大慧禅師は元首座に叱られてもただハイハイと答えて神妙にしていました。湛堂禅師も大慧禅師のことを「再来人」だと評されました。(湛堂嘗曰。杲侍者再來人也。)再来人とは、前世で修行していて、今世においても修行している者のことをいいます。
とても人には親切で情に厚い大慧禅師の一面がよく伝わってくる話であります。」
よく見つけて下さった。そうなのだ、人柄みたいなのは逸話から見えてくるものだが、大慧禅師の伝記、逸話は日本では出版されていないのではなかろうか。先の文献の日本語訳も無いのでは。

「『宗門武庫』だけを読んでいては、李商労が家の修造で、土を勝手に動かしてしまい祟りにあい、それが消災呪を読んで病気がよくなったというだけの話です。

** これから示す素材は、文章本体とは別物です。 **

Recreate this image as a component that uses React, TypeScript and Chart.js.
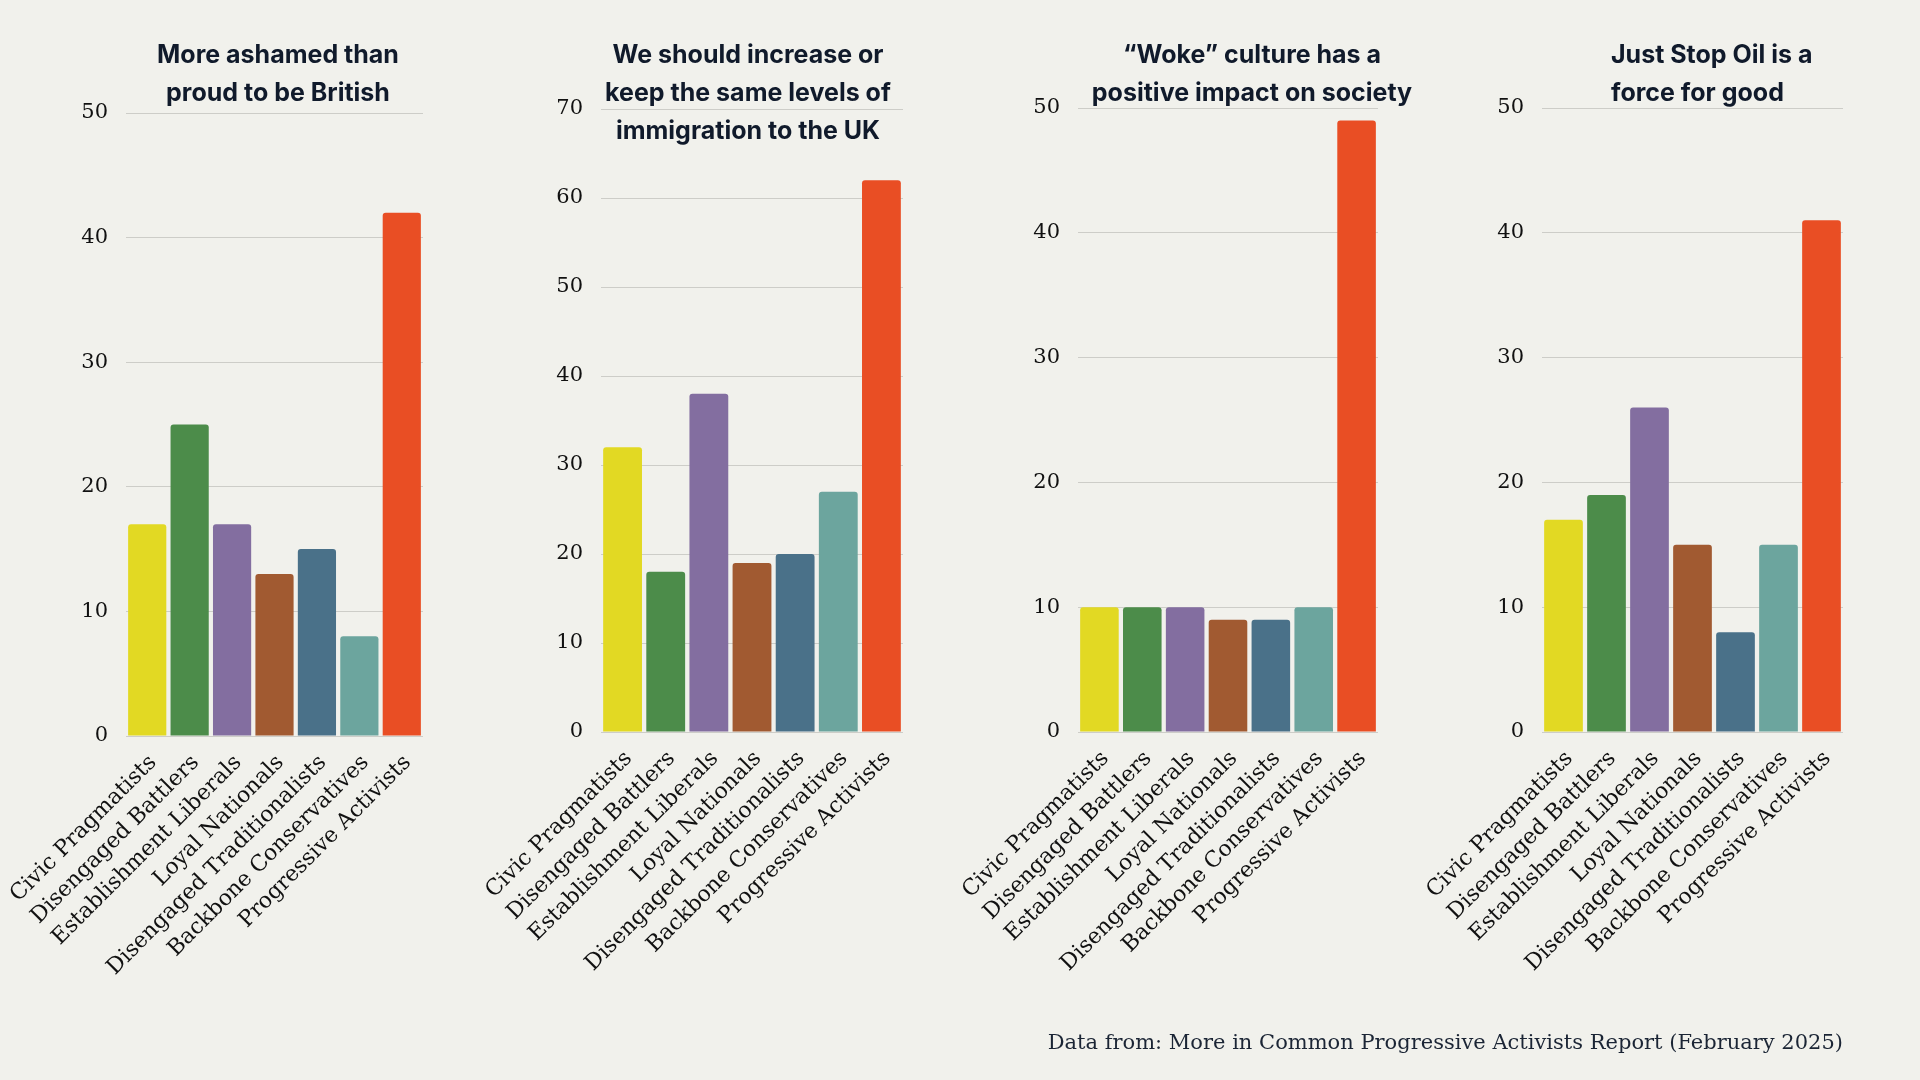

しかし、大慧禅師もそこに深く関わっていることがよく分かりました。
そして大慧禅師のひととなりも伝わってくる話なのです。
なるほどこうして深く禅籍を読み込んでゆくのだと大いに学ばせてもらいました。」
これは、人文系の学問における、研究のひとつの側面を言っているのだろう。
つまり、今回の「学び」とは、研究に近い概念で使っていた、とわかる。